Fast-forwarding a century, the Moores argue that 2017’s Section 965 tax is not really based on their income; it instead imposes a tax based on uncollected holdings of another party – and is therefore unconstitutional. A court of appeals disagreed, and the Moores appealed to the U.S. Supreme Court.
The issue
Theoretically, Sec. 965 primarily accelerates taxes rather than creates them – assuming the owners of the foreign entities would at some point withdraw those funds rather than redeploy them overseas. But that acceleration has been estimated to generate revenues in the hundreds of billions of dollars, and many taxpayers have paid 6 of the 8 annual payments, with the last installment due 16 months from now, based on the initial year the tax applied. That alone represents a lot at stake for the government.
However, there is concern that if this tax is found to be unconstitutional, some other more common taxes could fall as well. As noted above, most U.S. income taxes are imposed only when the party being taxed collects funds related to the income being taxed. (The tax is, of course, easier to pay when the funds are actually in hand.) But what about the incremental tax imposed on owners of domestic pass-through entities, like partnerships, LLCs, and S corporations? Those owners have long been taxed on their shares of annual entity earnings, whether or not any part of those earnings are remitted to those owners. (In exchange, the entities themselves generally are not taxed.) There also are so-called “mark to market” rules that can cause certain investors to report taxable income based on increases in value of certain holdings. (But mark to market rules apply only if the taxpayer elects to use that regime.) Arguably, in those cases, as with Sec. 965, tax is being imposed on a party that has not yet enjoyed the income on which the tax is based. If the Supreme Court determines that Sec. 965’s tax is illegal, will all of these other taxes see the same fate? That would most certainly create a mess of epic proportions. And make no mistake, Congress would quickly come up with another method to overcome the hit to its coffers.

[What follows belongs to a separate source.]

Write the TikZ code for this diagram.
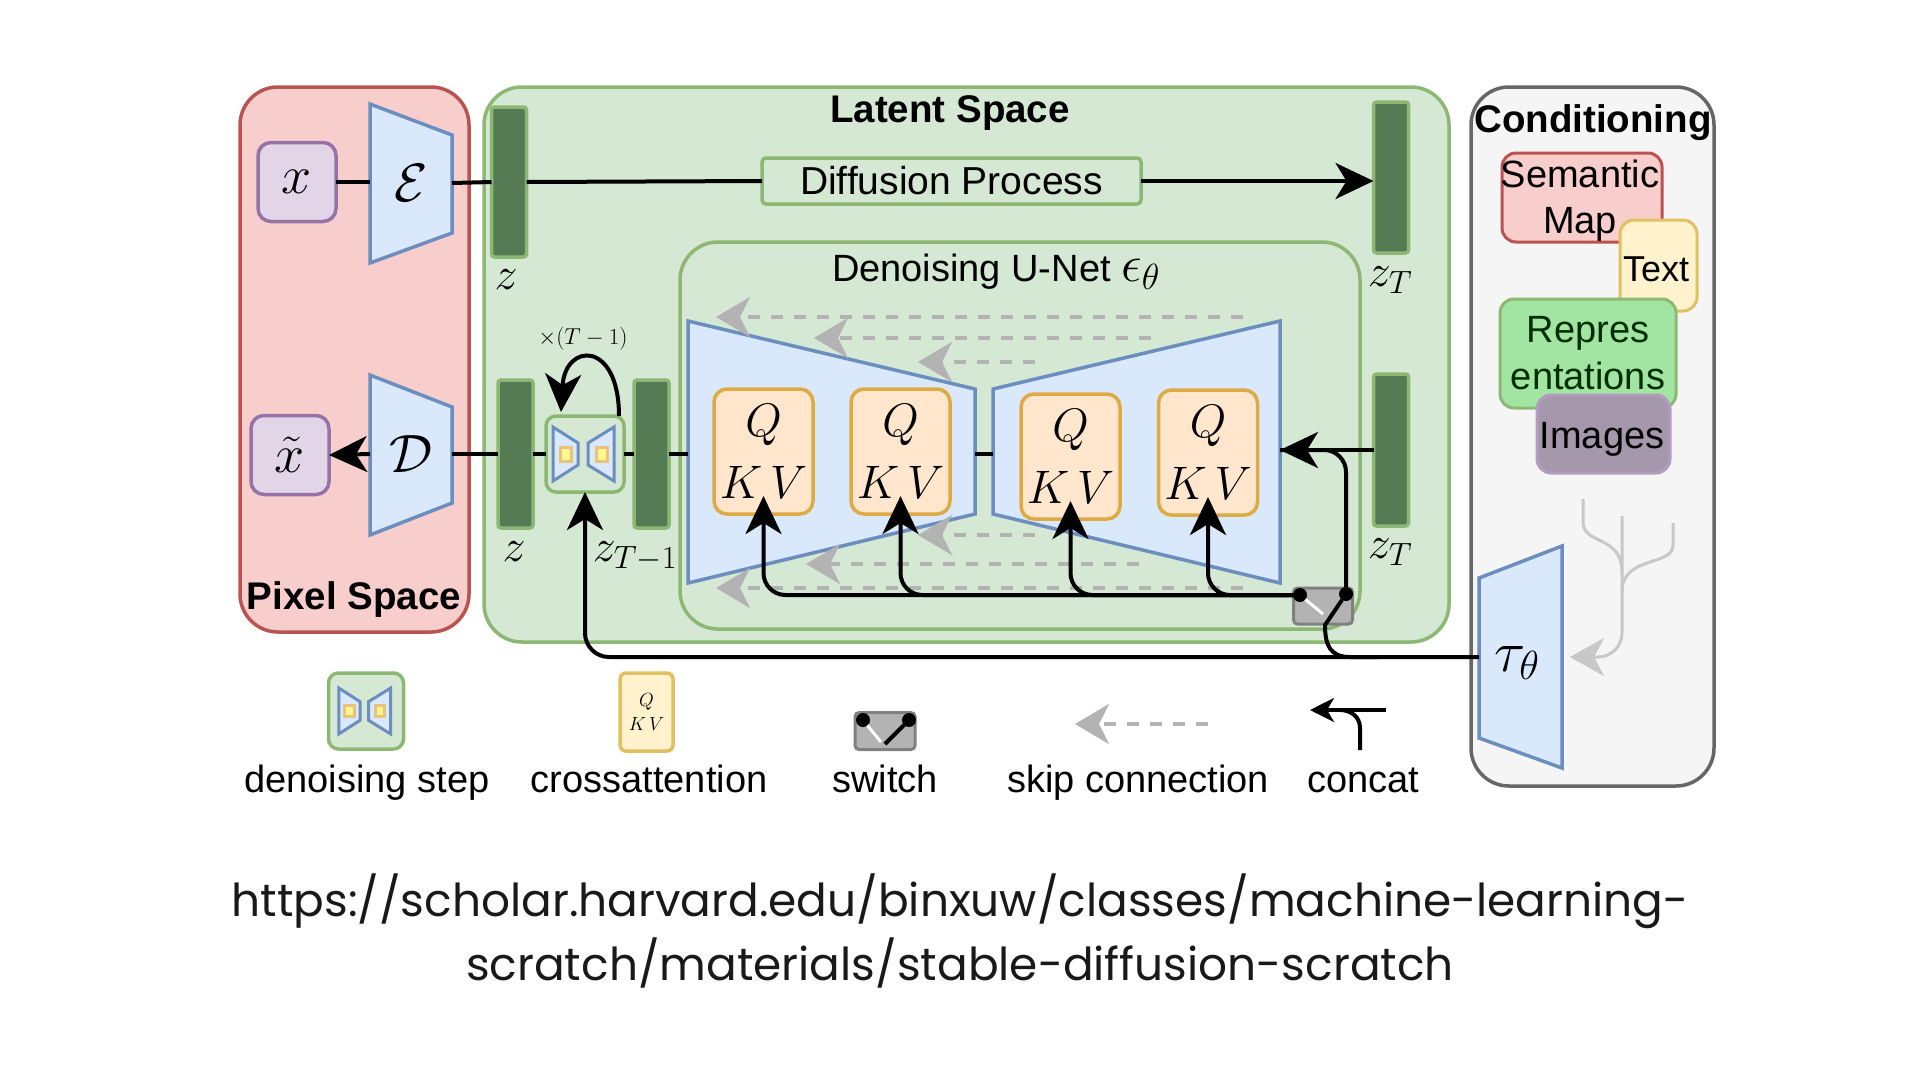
\RequirePackage{fix-cm}
\documentclass[tikz,border=0pt]{standalone}
\usepackage{amsmath,amssymb}
\usepackage{fontspec}
\usepackage{xcolor}
\usetikzlibrary{arrows.meta,calc}
\newfontfamily\diagfont{Liberation Sans}
\newfontfamily\urlfont{Poppins}
\definecolor{pixelfill}{HTML}{F8CECC}
\definecolor{pixelline}{HTML}{B85450}
\definecolor{latentfill}{HTML}{D5E8D4}
\definecolor{latentline}{HTML}{8DB873}
\definecolor{barfill}{HTML}{557B55}
\definecolor{trapfill}{HTML}{DAE8FC}
\definecolor{trapline}{HTML}{6C8EBF}
\definecolor{purplefill}{HTML}{E1D5E7}
\definecolor{purpleline}{HTML}{9673A6}
\definecolor{qkvfill}{HTML}{FFE6CC}
\definecolor{qkvline}{HTML}{DDAA44}
\definecolor{textfill}{HTML}{FFF2CC}
\definecolor{textline}{HTML}{E0C060}
\definecolor{condfill}{HTML}{F5F5F5}
\definecolor{condline}{HTML}{666666}
\definecolor{reprfill}{HTML}{A2E5A2}
\definecolor{imgfill}{HTML}{A598AC}
\definecolor{imgline}{HTML}{B39CC0}
\definecolor{switchfill}{HTML}{B3B3B3}
\definecolor{skipgray}{HTML}{B3B3B3}
\definecolor{treegray}{HTML}{C8C8C8}

\begin{document}
\begin{tikzpicture}[x=1pt,y=-1pt,
  every node/.style={inner sep=0pt,outer sep=0pt},
  sans/.style={font=\diagfont\fontsize{38}{46}\selectfont},
  sansbold/.style={font=\diagfont\bfseries\fontsize{38.5}{46}\selectfont},
  mathlabel/.style={font=\fontsize{46}{46}\selectfont},
  mathbig/.style={font=\fontsize{54}{54}\selectfont},
  region/.style={draw,line width=3.5pt,rounded corners=38pt},
  smallbox/.style={draw=purpleline,fill=purplefill,line width=3.5pt,rounded corners=13pt},
  latentbar/.style={draw=latentline,fill=barfill,line width=3.5pt,rounded corners=3pt,minimum width=35pt,minimum height=148pt},
  trapshape/.style={draw=trapline,fill=trapfill,line width=3.5pt,line join=miter},
  qkvbox/.style={draw=qkvline,fill=qkvfill,line width=3.5pt,rounded corners=13pt,minimum width=99pt,minimum height=125pt,align=center,font=\fontsize{47}{62}\selectfont},
  stepbox/.style={draw=latentline,fill=latentfill,line width=3.5pt,rounded corners=10pt},
  condbox/.style={line width=3pt,rounded corners=14pt,align=center,font=\diagfont\fontsize{38}{47}\selectfont},
  switchbox/.style={draw=black!50,fill=switchfill,line width=3pt,rounded corners=4pt},
  switchdot/.style={circle,fill=black,minimum size=14pt},
  legendlabel/.style={sans,anchor=base},
  conn/.style={line width=4pt,black},
  arr/.style={conn,-{Stealth[length=38pt,width=36pt,inset=11pt]}},
  smallarr/.style={conn,-{Stealth[length=24pt,width=24pt,inset=7pt]}},
  skiparrow/.style={skipgray,line width=4pt,dash pattern=on 12pt off 11pt,-{Stealth[length=34pt,width=40pt,inset=10pt]}},
  treeline/.style={treegray,line width=3pt},
  stepicon/.pic={
    \draw[trapshape,line width=3pt] (-32,-27) -- (-7,-11) -- (-7,11) -- (-32,27) -- cycle;
    \draw[trapshape,line width=3pt] (29,-27) -- (3,-11) -- (3,11) -- (29,27) -- cycle;
    \draw[fill=textfill!70!yellow,draw=qkvline!70,line width=3pt] (-25,-7) rectangle (-14,7);
    \draw[fill=textfill!70!yellow,draw=qkvline!70,line width=3pt] (11,-7) rectangle (22,7);
  }]
\useasboundingbox[fill=white] (0,0) rectangle (1920,1080);

% regions
\node[region,draw=pixelline,fill=pixelfill,minimum width=229pt,minimum height=545pt] (pixel) at (354.5,359.5) {};
\node[region,draw=latentline,fill=latentfill,minimum width=965pt,minimum height=555pt] (latent) at (966.5,364.5) {};
\node[region,draw=condline,fill=condfill,minimum width=243pt,minimum height=699pt] (cond) at (1592.5,436.5) {};
\node[region,draw=latentline,fill=latentfill,minimum width=680pt,minimum height=387pt] (unet) at (1020,435.5) {};
\node[sansbold] (pixeltitle) at (354,600) {Pixel Space};
\node[sansbold] (latenttitle) at (950,113) {Latent Space};
\node[sansbold] (condtitle) at (1593,123) {Conditioning};
\node[sans] (unettitle) at (996,272) {Denoising U-Net {\fontsize{52}{52}\selectfont$\epsilon_\theta$}};

% pixel space
\node[smallbox,minimum width=78pt,minimum height=79pt,mathbig] (x) at (297,182) {$x$};
\node[smallbox,minimum width=78pt,minimum height=79pt,mathbig] (xt) at (290,455) {$\tilde{x}$};
\draw[trapshape] (370,104) -- (452,135) -- (452,233) -- (370,263) -- cycle;
\node[minimum width=82pt,mathbig] (enc) at (411,183) {$\mathcal{E}$};
\draw[trapshape] (370,375) -- (452,407) -- (452,503) -- (370,535) -- cycle;
\node[minimum width=82pt,mathbig] (dec) at (411,454) {$\mathcal{D}$};

% latent bars
\node[latentbar,minimum height=150pt] (zin) at (509,182) {};
\node[mathlabel] (zinlabel) at (506,280) {$z$};
\node[latentbar] (zout) at (515.5,454) {};
\node[mathlabel] (zoutlabel) at (514,552) {$z$};
\node[latentbar] (zprev) at (651.5,454) {};
\node[mathlabel] (zprevlabel) at (635,556) {$z_{T-1}$};
\node[latentbar,minimum height=151pt] (zta) at (1391,177.5) {};
\node[mathlabel] (ztalabel) at (1390,280) {$z_T$};
\node[latentbar,minimum height=152pt] (ztb) at (1391,450) {};
\node[mathlabel] (ztblabel) at (1390,552) {$z_T$};

% diffusion
\node[draw=latentline,fill=latentfill,line width=3.5pt,rounded corners=4pt,minimum width=379pt,minimum height=46pt,font=\diagfont\fontsize{39}{46}\selectfont] (diff) at (951.5,181) {Diffusion Process};

% u-net
\draw[trapshape] (688,321) -- (975,389) -- (975,514) -- (688,583) -- cycle;
\node[minimum width=287pt,minimum height=20pt] (enctrap) at (831.5,454) {};
\draw[trapshape] (993,389) -- (1280,321) -- (1280,583) -- (993,514) -- cycle;
\node[minimum width=287pt,minimum height=20pt] (dectrap) at (1136.5,450) {};
\node[qkvbox] (qa) at (763.5,451.5) {$Q$\\$K\,V$};
\node[qkvbox] (qb) at (900.5,451.5) {$Q$\\$K\,V$};
\node[qkvbox] (qc) at (1070.5,456.5) {$Q$\\$K\,V$};
\node[qkvbox] (qd) at (1208,452.5) {$Q$\\$K\,V$};

% skip connections
\coordinate (skaR) at (1243,317); \coordinate (skaL) at (716,317);
\coordinate (skbR) at (1151,338); \coordinate (skbL) at (814,338);
\coordinate (skcR) at (1035,362); \coordinate (skcL) at (918,362);
\coordinate (skdR) at (1035,535); \coordinate (skdL) at (918,535);
\coordinate (skeR) at (1139,564); \coordinate (skeL) at (806,564);
\coordinate (skfR) at (1243,588); \coordinate (skfL) at (716,588);
\draw[skiparrow] (skaR) -- (skaL);
\draw[skiparrow] (skbR) -- (skbL);
\draw[skiparrow] (skcR) -- (skcL);
\draw[skiparrow] (skdR) -- (skdL);
\draw[skiparrow] (skeR) -- (skeL);
\draw[skiparrow] (skfR) -- (skfL);

% denoising step
\node[stepbox,minimum width=78pt,minimum height=76pt] (step) at (585,454) {};
\pic at (step) {stepicon};
\node[font=\fontsize{23}{23}\selectfont] (looplabel) at (583,339) {$\times(T-1)$};

% switch
\node[switchbox,minimum width=59pt,minimum height=36pt] (switch) at (1323,606) {};
\node[switchdot] (swl) at (1300,595) {};
\node[switchdot] (swr) at (1346,594) {};
\draw[white,line width=3pt] (swl) -- (1323,614);

% conditioning boxes
\node[condbox,draw=pixelline,fill=pixelfill,minimum width=160pt,minimum height=89pt] (semantic) at (1582,197.5) {};
\node[font=\diagfont\fontsize{38}{46}\selectfont,align=center] (semantictext) at (1580,201) {Semantic\\Map};
\node[condbox,draw=textline,fill=textfill,minimum width=77pt,minimum height=91pt] (text) at (1658.5,265.5) {};
\node[font=\diagfont\fontsize{36}{46}\selectfont] (texttext) at (1656,269) {Text};
\node[condbox,draw=latentline,fill=reprfill,minimum width=176pt,minimum height=109pt,text=black!70!green!60!black] (repr) at (1588,353.5) {Repres\\entations};
\node[condbox,draw=imgline,fill=imgfill,minimum width=133pt,minimum height=78pt] (images) at (1603.5,434) {};
\node[sans] (imagestext) at (1602,439) {Images};
\draw[trapshape] (1479,578) -- (1562,546) -- (1562,768) -- (1479,738) -- cycle;
\node[minimum width=83pt,minimum height=10pt] (tau) at (1520.5,657) {};
\node[font=\fontsize{58}{58}\selectfont] (taulabel) at (1517,663) {$\tau_\theta$};

% tree
\coordinate (treea) at (1583,499);
\coordinate (treeb) at (1622,516);
\coordinate (treec) at (1673,523);
\draw[treeline] (treea) -- (1583,522) .. controls (1583,545) and (1622,535) .. (1622,572);
\draw[treeline] (treec) -- (1673,545) .. controls (1673,567) and (1622,555) .. (1622,592);
\draw[treeline,rounded corners=24pt,-{Stealth[length=34pt,width=38pt,inset=10pt]}] (treeb) |- ([xshift=8pt]tau.east);

% connectors
\draw[conn] (x) -- (x -| enc.west);
\draw[conn] (enc.east) -- (zin.west);
\draw[conn] (zin.east) -- (diff.west);
\draw[arr] (diff.east) -- (zta.west |- diff.east);
\draw[conn] (zout.west) -- (dec.east);
\draw[arr] (dec.west) -- (xt.east);
\draw[conn] (zout.east) -- (step.west);
\draw[conn] (step.east) -- (zprev.west);
\draw[conn] (zprev.east) -- (enctrap.west);
\draw[conn] (enctrap.east) -- (dectrap.west |- enctrap.east);
\draw[arr] (ztb.west) -- (dectrap.east);
\draw[conn,rounded corners=22pt] (swr) |- (dectrap.east);
\draw[arr,rounded corners=22pt] (swl) -| ([yshift=18pt]qa.south);
\draw[arr,rounded corners=22pt] (swl) -| ([yshift=18pt]qb.south);
\draw[arr,rounded corners=22pt] (swl) -| ([yshift=18pt]qc.south);
\draw[arr,rounded corners=22pt] (swl) -| ([yshift=18pt]qd.south);
\draw[arr,rounded corners=24pt] (tau.west) -| (step.south);
\coordinate (concatj) at (1378,657);
\draw[conn] (concatj) -- (1350,657) .. controls (1330,657) and (1325,645) .. (1325,625) -- (swr);
\draw[arr] ([xshift=34pt]step.north) .. controls (619,340) and (565,342) .. ([xshift=-24pt,yshift=4pt]step.north);

% legend
\node[stepbox,minimum width=75pt,minimum height=76pt] (legstep) at (366,711) {};
\pic[xscale=.85,yscale=.85] at (legstep) {stepicon};
\node[legendlabel] (legsteplabel) at (367,792) {denoising step};
\node[draw=textline,fill=textfill,line width=3.5pt,rounded corners=6pt,minimum width=53pt,minimum height=78pt,align=center,font=\fontsize{19}{24}\selectfont] (legqkv) at (646.5,712) {$Q$\\$K\,V$};
\node[legendlabel] (legqkvlabel) at (649,792) {crossattention};
\node[switchbox,minimum width=60pt,minimum height=37pt] (legswitch) at (885,731) {};
\node[switchdot] (legswl) at (863,720) {};
\node[switchdot] (legswr) at (909,720) {};
\draw[white,line width=3pt] (legswl) -- (881,742);
\draw[conn] (legswr) -- (885,744);
\node[legendlabel] (legswitchlabel) at (885,792) {switch};
\coordinate (legskipR) at (1208,724);
\coordinate (legskipL) at (1075,724);
\draw[skiparrow] (legskipR) -- (legskipL);
\node[legendlabel] (legskiplabel) at (1138,792) {skip connection};
\coordinate (legconcatR) at (1386,710);
\coordinate (legconcatL) at (1310,710);
\coordinate (legconcatB) at (1360,750);
\draw[smallarr] (legconcatR) -- (legconcatL);
\draw[conn] (legconcatB) -- (1360,728) .. controls (1360,716) and (1350,710) .. (1340,710);
\node[legendlabel] (legconcatlabel) at (1363,792) {concat};

% source
\node[font=\urlfont\fontsize{45.4}{64}\selectfont,align=center,text=black!90] (source) at (960,931) {https://scholar.harvard.edu/binxuw/classes/machine-learning-\\scratch/materials/stable-diffusion-scratch};
\end{tikzpicture}
\end{document}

On the other hand, some are concerned that if Sec. 965 is simply upheld, it will open the door to new taxes imposed on mere holdings and unrealized income, such as the various “wealth taxes” proposed by some progressive members of Congress.
Hearings in the Moore case began this month, and a decision from the court is expected in the summer of 2024. There is a lot of back-and-forth in U.S. Supreme Court hearings and analysists often can predict the outcome based on the justices’ lines of questions. Interestingly, analysists who are closely following this case are drawing more conclusions about the guardrails rather than the binary outcome. In other words, it isn’t clear whether the Moores will win or not. The justices have full discretion over which cases they agree to hear, and they are well aware of what may hang in the balance. Their comments and questions so far suggest that whatever their decision regarding Sec. 965 itself, the case may be decided so narrowly that it prevents disruption of the current method of taxation of partnership, LLC, and S-corporation owners while simultaneously preventing Congress from cooking up wealth taxes that some argue stretch the bounds of the 16th amendment’s definition of “income.”
Where does it leave us?
Your author has no better crystal ball than his readers, but sees far more in common between 965 and current taxation of pass-through entities than between 965 and recently-proposed wealth taxes. 965 and passthrough taxes are based on income that is truly earned: An entity sold something or provided some services, thereby exchanging its product or service for cash, or at least an account receivable. The proceeds simply have not yet been distributed to the party being taxed. By contrast, some recently-proposed wealth taxes are based on mere increases in value of investments or products that have not yet been converted to cash or receivables by anyone. No transaction has taken place.
My guess? And it is only a guess: When the court renders its decision in June, we’ll see that Section 965 survives. It will be impractical for nearly 8 years of toothpaste (the annual installments) to be put back in the tube, and the justices are well aware of this. By next summer, most of our clients who have encountered the tax will have paid all but the final (8th) installment of the tax. And once paid, actual collection of the related earnings via distribution to the entity’s owners is tax-free. (This makes sense – the tax was already paid.) Will the justices render a decision requiring many thousands of amended returns? And what about years for which the statute of limitations is closed? The statute typically is 3 years . . . can taxpayers only claw back what they coughed up in the most recent 3 years, and the rest is lost? Many, if not most, of the taxpayers subject to Sec. 965 encountered it in its first year of applicability; it represented a 12/31/17 tax that could be paid over 8 years. So is the statute truly open for the most recent 3 payments, or does the fact that the tax was imposed 6 years ago (outside the 3-year statute of limitations) mean that none of it remains “open?” This is only part of the barrage of questions that would follow the unwinding of that tax if determined to be unconstitutional. It would be large, messy, and undoubtedly followed by a flurry of new lawsuits. I can’t imagine the Supreme Court cares to set that madness in motion if it has any legitimate path to avoid it.
For those reasons, I think the Sec. 965 tax will survive. But I’d guess the decision will be accompanied by rationale provided by the justices that will prevent floodgates from opening to other types of truly unrealized income. Time will tell.